Stored dataset items:
● ● ● ●

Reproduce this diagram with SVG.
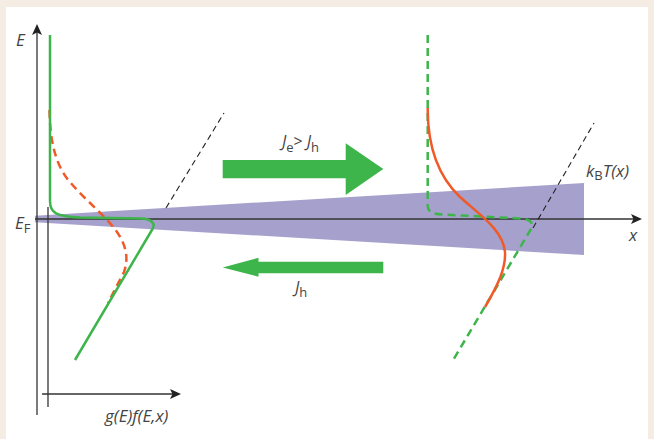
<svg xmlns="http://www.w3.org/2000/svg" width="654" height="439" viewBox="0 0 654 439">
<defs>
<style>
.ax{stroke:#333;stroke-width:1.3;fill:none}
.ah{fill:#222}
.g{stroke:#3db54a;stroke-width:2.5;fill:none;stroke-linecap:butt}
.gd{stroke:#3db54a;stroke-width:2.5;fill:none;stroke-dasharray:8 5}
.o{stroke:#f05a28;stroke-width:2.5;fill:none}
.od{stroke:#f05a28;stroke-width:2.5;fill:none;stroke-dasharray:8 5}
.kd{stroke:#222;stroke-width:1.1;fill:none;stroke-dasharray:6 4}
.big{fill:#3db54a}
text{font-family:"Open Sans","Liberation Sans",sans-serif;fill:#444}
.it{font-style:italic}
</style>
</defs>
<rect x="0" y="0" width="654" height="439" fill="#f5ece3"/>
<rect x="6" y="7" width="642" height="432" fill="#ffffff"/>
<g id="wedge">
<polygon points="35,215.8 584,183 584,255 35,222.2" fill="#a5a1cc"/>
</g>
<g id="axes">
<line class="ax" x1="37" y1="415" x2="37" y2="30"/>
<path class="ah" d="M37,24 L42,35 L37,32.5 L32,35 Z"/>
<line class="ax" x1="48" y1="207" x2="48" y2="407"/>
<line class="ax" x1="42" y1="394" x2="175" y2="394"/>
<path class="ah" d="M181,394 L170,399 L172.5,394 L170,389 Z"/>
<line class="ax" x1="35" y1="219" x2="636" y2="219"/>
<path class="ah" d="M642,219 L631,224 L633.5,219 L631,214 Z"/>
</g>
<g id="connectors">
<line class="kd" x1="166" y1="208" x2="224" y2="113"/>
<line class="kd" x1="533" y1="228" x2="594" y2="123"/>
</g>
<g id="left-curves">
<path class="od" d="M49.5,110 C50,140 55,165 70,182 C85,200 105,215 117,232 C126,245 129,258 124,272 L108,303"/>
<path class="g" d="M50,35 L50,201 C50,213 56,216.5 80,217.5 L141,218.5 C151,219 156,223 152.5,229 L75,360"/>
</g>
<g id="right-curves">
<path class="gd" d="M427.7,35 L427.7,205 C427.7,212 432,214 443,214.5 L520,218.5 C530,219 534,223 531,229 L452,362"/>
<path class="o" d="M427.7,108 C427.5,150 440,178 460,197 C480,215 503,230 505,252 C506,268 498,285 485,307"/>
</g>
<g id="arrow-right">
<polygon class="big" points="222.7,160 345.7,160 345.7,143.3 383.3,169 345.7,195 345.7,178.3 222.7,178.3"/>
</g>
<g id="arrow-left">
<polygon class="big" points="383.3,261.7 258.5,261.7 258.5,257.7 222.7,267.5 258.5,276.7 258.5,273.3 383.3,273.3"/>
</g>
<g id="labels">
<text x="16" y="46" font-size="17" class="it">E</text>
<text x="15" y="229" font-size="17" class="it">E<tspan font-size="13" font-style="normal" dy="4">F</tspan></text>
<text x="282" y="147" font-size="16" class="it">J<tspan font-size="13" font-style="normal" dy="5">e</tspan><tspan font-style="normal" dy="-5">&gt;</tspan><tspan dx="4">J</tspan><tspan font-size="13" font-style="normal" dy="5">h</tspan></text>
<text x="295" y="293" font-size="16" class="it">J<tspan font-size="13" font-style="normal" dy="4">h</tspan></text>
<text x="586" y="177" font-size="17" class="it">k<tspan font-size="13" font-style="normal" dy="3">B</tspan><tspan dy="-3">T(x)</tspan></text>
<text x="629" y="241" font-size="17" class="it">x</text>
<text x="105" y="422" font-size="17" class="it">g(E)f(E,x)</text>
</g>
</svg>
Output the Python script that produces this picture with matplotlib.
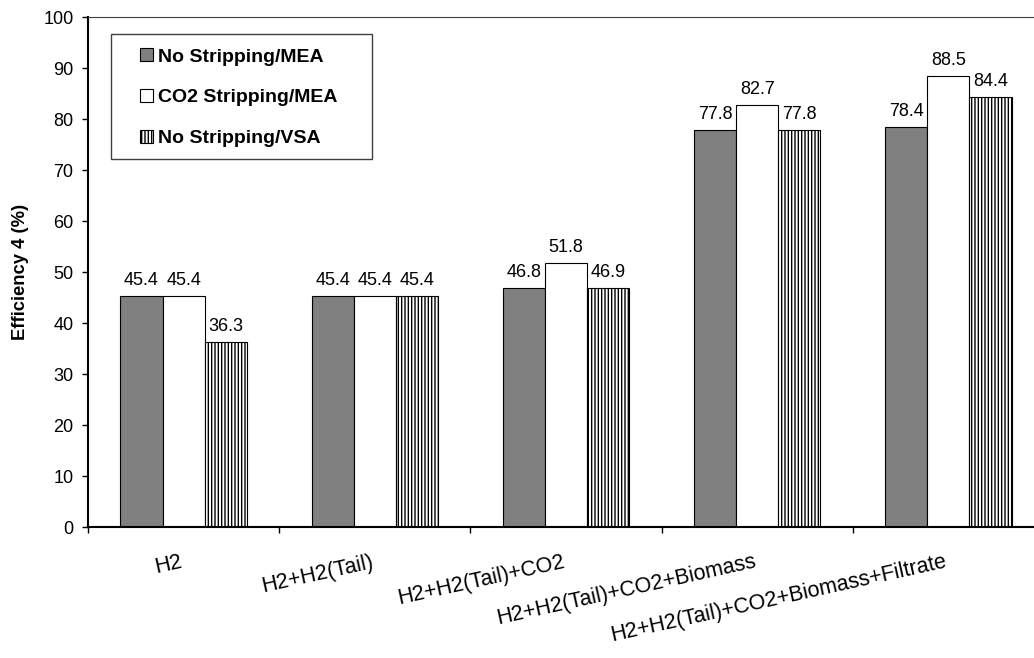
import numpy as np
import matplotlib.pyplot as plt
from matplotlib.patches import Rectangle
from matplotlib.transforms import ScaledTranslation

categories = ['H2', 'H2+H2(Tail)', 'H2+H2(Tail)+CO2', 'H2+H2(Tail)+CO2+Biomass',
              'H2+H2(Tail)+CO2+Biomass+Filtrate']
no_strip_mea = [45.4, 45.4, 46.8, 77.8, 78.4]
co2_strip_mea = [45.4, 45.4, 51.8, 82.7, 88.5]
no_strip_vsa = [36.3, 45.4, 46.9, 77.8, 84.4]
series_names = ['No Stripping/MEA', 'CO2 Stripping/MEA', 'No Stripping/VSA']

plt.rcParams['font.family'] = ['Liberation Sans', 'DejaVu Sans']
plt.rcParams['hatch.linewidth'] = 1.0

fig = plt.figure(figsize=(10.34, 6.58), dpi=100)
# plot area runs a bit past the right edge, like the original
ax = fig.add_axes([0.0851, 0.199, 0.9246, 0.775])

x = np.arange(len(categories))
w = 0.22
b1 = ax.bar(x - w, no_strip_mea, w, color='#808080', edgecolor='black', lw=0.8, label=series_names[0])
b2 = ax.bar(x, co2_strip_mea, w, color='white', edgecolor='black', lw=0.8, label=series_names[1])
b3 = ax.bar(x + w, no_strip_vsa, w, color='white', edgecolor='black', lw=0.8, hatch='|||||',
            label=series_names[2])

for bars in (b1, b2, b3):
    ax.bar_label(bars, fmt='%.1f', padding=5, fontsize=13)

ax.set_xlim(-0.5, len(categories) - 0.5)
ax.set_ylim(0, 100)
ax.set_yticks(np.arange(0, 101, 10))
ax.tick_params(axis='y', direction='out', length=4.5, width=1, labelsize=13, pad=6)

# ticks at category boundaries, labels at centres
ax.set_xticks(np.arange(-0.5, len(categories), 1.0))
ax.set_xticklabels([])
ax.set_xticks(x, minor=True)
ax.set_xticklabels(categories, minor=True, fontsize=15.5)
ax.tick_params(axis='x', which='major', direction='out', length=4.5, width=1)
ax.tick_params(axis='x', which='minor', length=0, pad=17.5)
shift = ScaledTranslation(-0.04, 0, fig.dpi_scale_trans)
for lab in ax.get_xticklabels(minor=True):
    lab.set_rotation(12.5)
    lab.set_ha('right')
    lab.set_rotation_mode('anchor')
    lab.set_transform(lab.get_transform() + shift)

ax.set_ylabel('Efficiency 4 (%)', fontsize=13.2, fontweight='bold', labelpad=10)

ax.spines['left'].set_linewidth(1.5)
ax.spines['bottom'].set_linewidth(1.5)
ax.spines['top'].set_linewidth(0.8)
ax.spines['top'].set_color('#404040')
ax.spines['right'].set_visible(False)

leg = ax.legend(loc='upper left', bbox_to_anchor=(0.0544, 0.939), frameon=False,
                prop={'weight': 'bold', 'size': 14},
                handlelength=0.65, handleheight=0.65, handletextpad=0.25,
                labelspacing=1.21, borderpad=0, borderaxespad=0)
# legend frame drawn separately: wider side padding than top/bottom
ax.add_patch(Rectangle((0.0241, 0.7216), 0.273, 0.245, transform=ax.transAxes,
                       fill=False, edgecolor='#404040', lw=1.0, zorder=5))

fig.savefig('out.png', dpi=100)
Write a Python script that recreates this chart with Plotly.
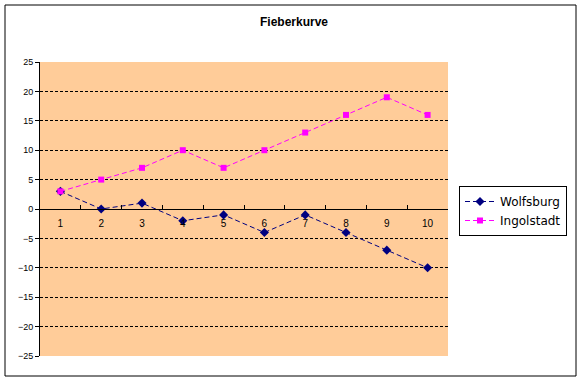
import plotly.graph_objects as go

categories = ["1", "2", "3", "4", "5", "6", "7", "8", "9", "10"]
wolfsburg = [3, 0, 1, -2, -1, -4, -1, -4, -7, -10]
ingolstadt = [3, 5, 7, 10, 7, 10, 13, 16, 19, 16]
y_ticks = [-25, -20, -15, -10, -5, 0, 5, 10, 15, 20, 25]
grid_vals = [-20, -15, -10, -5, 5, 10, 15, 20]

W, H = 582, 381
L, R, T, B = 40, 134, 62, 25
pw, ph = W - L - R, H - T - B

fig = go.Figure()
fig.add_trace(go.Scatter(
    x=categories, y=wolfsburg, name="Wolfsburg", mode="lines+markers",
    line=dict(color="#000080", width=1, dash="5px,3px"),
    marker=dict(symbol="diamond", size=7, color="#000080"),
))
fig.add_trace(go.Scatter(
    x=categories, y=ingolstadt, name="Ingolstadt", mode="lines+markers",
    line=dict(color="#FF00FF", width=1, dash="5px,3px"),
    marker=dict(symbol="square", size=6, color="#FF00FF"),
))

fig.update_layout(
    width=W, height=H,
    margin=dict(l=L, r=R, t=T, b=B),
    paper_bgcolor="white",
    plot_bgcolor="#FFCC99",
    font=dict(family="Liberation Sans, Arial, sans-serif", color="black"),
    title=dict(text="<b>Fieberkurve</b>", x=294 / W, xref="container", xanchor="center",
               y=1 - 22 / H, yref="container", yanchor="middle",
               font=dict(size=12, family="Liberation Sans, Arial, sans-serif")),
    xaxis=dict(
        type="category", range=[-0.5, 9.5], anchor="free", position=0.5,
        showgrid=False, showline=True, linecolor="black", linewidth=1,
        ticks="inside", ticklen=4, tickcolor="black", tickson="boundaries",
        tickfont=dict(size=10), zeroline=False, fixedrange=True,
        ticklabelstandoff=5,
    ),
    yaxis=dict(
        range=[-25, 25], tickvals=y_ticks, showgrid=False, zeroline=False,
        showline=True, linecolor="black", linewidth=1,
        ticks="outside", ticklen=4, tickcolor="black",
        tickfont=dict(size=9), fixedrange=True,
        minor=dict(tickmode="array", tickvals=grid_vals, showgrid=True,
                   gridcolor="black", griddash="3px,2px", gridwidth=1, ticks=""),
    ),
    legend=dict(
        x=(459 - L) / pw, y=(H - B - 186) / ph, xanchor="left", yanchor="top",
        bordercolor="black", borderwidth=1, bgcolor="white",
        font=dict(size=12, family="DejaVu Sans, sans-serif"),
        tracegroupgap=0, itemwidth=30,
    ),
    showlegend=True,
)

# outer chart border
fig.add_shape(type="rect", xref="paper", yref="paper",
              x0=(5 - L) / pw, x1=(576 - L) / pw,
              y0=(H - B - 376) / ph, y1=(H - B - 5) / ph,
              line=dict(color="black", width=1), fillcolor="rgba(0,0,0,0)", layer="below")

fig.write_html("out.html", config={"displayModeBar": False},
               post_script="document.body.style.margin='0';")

● ● ● ●

# Problem
Exactly the lines starting at the line containing "Output the Python" and ending at the line containing "ax = fig.add_axes([0.0851, 0.199, 0.9246, 0.775])" should be transcribed, both included; omit the pictures.

# Written solution
Output the Python script that produces this picture with matplotlib.
import numpy as np
import matplotlib.pyplot as plt
from matplotlib.patches import Rectangle
from matplotlib.transforms import ScaledTranslation

categories = ['H2', 'H2+H2(Tail)', 'H2+H2(Tail)+CO2', 'H2+H2(Tail)+CO2+Biomass',
              'H2+H2(Tail)+CO2+Biomass+Filtrate']
no_strip_mea = [45.4, 45.4, 46.8, 77.8, 78.4]
co2_strip_mea = [45.4, 45.4, 51.8, 82.7, 88.5]
no_strip_vsa = [36.3, 45.4, 46.9, 77.8, 84.4]
series_names = ['No Stripping/MEA', 'CO2 Stripping/MEA', 'No Stripping/VSA']

plt.rcParams['font.family'] = ['Liberation Sans', 'DejaVu Sans']
plt.rcParams['hatch.linewidth'] = 1.0

fig = plt.figure(figsize=(10.34, 6.58), dpi=100)
# plot area runs a bit past the right edge, like the original
ax = fig.add_axes([0.0851, 0.199, 0.9246, 0.775])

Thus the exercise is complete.